**What the exercise asks**
The line containing "from bokeh.resources import INLINE" marks the end: extract everything from the first line of the data through that line, exactly, with no pictures.

--- Begin ---

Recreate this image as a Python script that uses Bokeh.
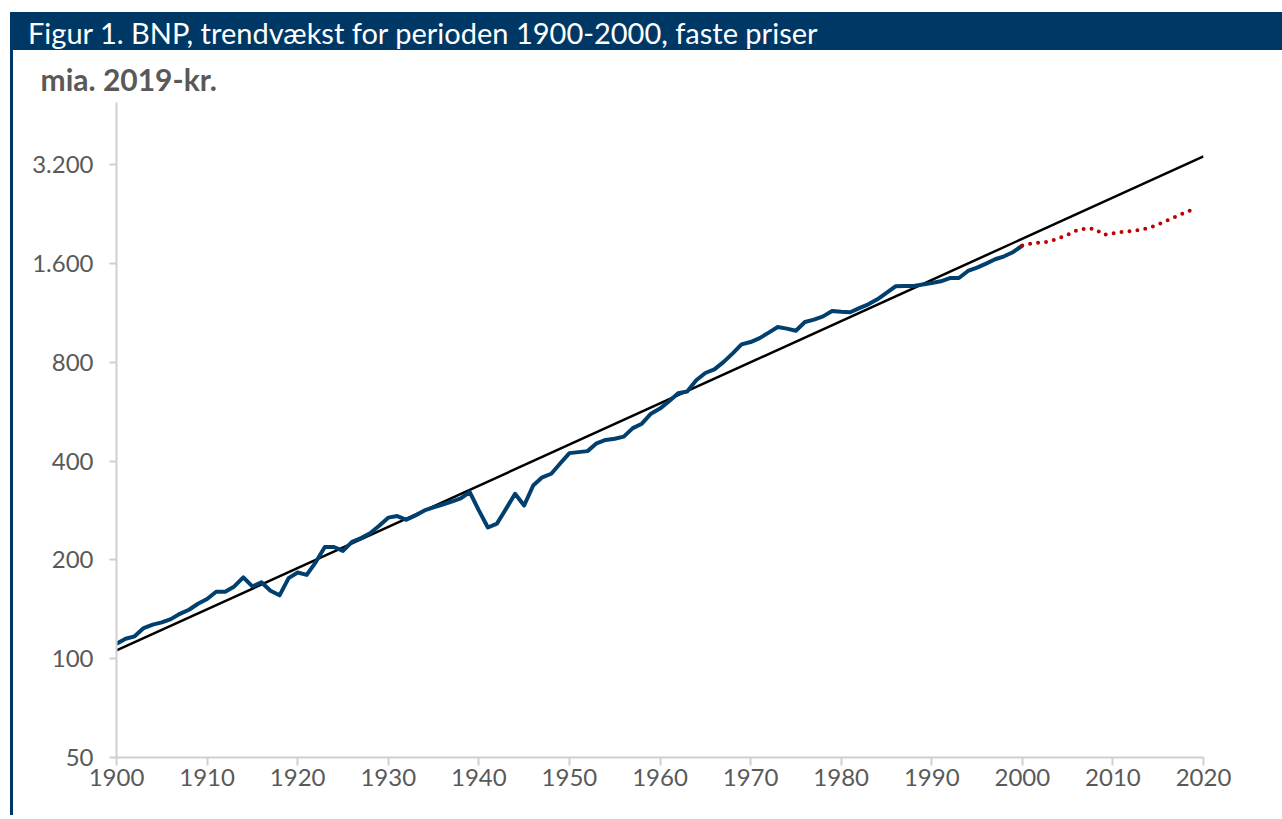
from bokeh.plotting import figure
from bokeh.models import Range1d, FixedTicker, Div, Title
from bokeh.layouts import column, row
from bokeh.embed import file_html
from bokeh.resources import INLINE

# ---------------- data ----------------
years_hist = list(range(1900, 2001))
gdp_hist = [
    111, 115, 117, 124, 127, 129, 132, 137, 141, 147,   # 1900-1909
    152, 160, 160, 166, 177, 166, 171, 161, 156, 176,   # 1910-1919
    183, 180, 197, 219, 219, 213, 227, 233, 241, 254,   # 1920-1929
    269, 272, 265, 273, 283, 289, 295, 301, 308, 322,   # 1930-1939
    283, 251, 258, 286, 318, 293, 337, 357, 366, 394,   # 1940-1949
    423, 426, 429, 453, 464, 468, 475, 504, 520, 558,   # 1950-1959
    578, 609, 644, 652, 705, 742, 761, 801, 850, 907,   # 1960-1969
    922, 948, 985, 1025, 1013, 998, 1061, 1079, 1104, 1146,  # 1970-1979
    1140, 1136, 1170, 1201, 1244, 1301, 1363, 1366, 1366, 1380,  # 1980-1989
    1396, 1412, 1445, 1445, 1518, 1554, 1598, 1648, 1683, 1735,  # 1990-1999
    1815,  # 2000
]
years_recent = list(range(2000, 2020))
gdp_recent = [1815, 1841, 1852, 1867, 1907, 1957, 2018, 2046, 2039, 1955,
              1976, 1997, 2007, 2024, 2056, 2104, 2164, 2226, 2289, 2349]
trend_years = [1900, 2020]
trend_values = [106, 3390]

x_ticks = list(range(1900, 2021, 10))
y_ticks = [50, 100, 200, 400, 800, 1600, 3200]
y_tick_labels = ["50", "100", "200", "400", "800", "1.600", "3.200"]

title_text = "Figur 1. BNP, trendvækst for perioden 1900-2000, faste priser"
unit_text = "mia. 2019-kr."

# ---------------- style ----------------
FONT = "Lato"
NAVY = "#003865"
LINE_BLUE = "#003f6e"
RED = "#c00000"
GREY_TXT = "#595959"
AXIS_GREY = "#d0d0d0"

p = figure(width=1269, height=753, y_axis_type="log",
           x_range=Range1d(1900, 2020), y_range=Range1d(50, 4950),
           output_backend="svg", toolbar_location=None,
           min_border_left=103, min_border_right=79,
           min_border_top=52, min_border_bottom=46)
p.outline_line_color = None
p.grid.visible = False
p.background_fill_color = "white"
p.border_fill_color = "white"

p.line(trend_years, trend_values, line_color="black", line_width=2.5)
p.line(years_hist, gdp_hist, line_color=LINE_BLUE, line_width=4, line_join="round")
p.line(years_recent, gdp_recent, line_color=RED, line_width=4,
       line_dash="0 8", line_cap="round")

xa = p.xaxis[0]
xa.ticker = FixedTicker(ticks=x_ticks)
ya = p.yaxis[0]
ya.ticker = FixedTicker(ticks=y_ticks)
ya.major_label_overrides = {t: l for t, l in zip(y_ticks, y_tick_labels)}

for ax in (xa, ya):
    ax.axis_line_color = AXIS_GREY
    ax.axis_line_width = 2
    ax.major_tick_line_color = AXIS_GREY
    ax.major_tick_line_width = 2
    ax.major_tick_in = 0
    ax.minor_tick_line_color = None
    ax.major_label_text_font = FONT
    ax.major_label_text_font_size = "24px"
    ax.major_label_text_color = GREY_TXT
xa.major_tick_out = 8
xa.major_label_standoff = 3
ya.major_tick_out = 7
ya.major_label_standoff = 16

p.add_layout(Title(text=unit_text, align="left", offset=-76, standoff=11,
                   text_font=FONT, text_font_style="bold", text_font_size="30px",
                   text_color=GREY_TXT), "above")

header = Div(text='<div style="padding-left:18px; line-height:38px; white-space:nowrap;">'
                  + title_text + '</div>',
             width=1272, height=38, margin=(12, 0, 0, 10),
             styles={"background-color": NAVY, "color": "white",
                     "font-family": FONT, "font-size": "29px",
                     "overflow": "hidden"})
leftbar = Div(text="", width=3, height=765, margin=(0, 0, 0, 10),
              styles={"background-color": NAVY})

layout = column(header, row(leftbar, p, spacing=0), spacing=0)

open("out.html", "w").write(file_html(layout, INLINE))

--- End ---

**Result of this task**
Recreate this image as a Python script that uses Bokeh.
from bokeh.plotting import figure
from bokeh.models import Range1d, FixedTicker, Div, Title
from bokeh.layouts import column, row
from bokeh.embed import file_html
from bokeh.resources import INLINE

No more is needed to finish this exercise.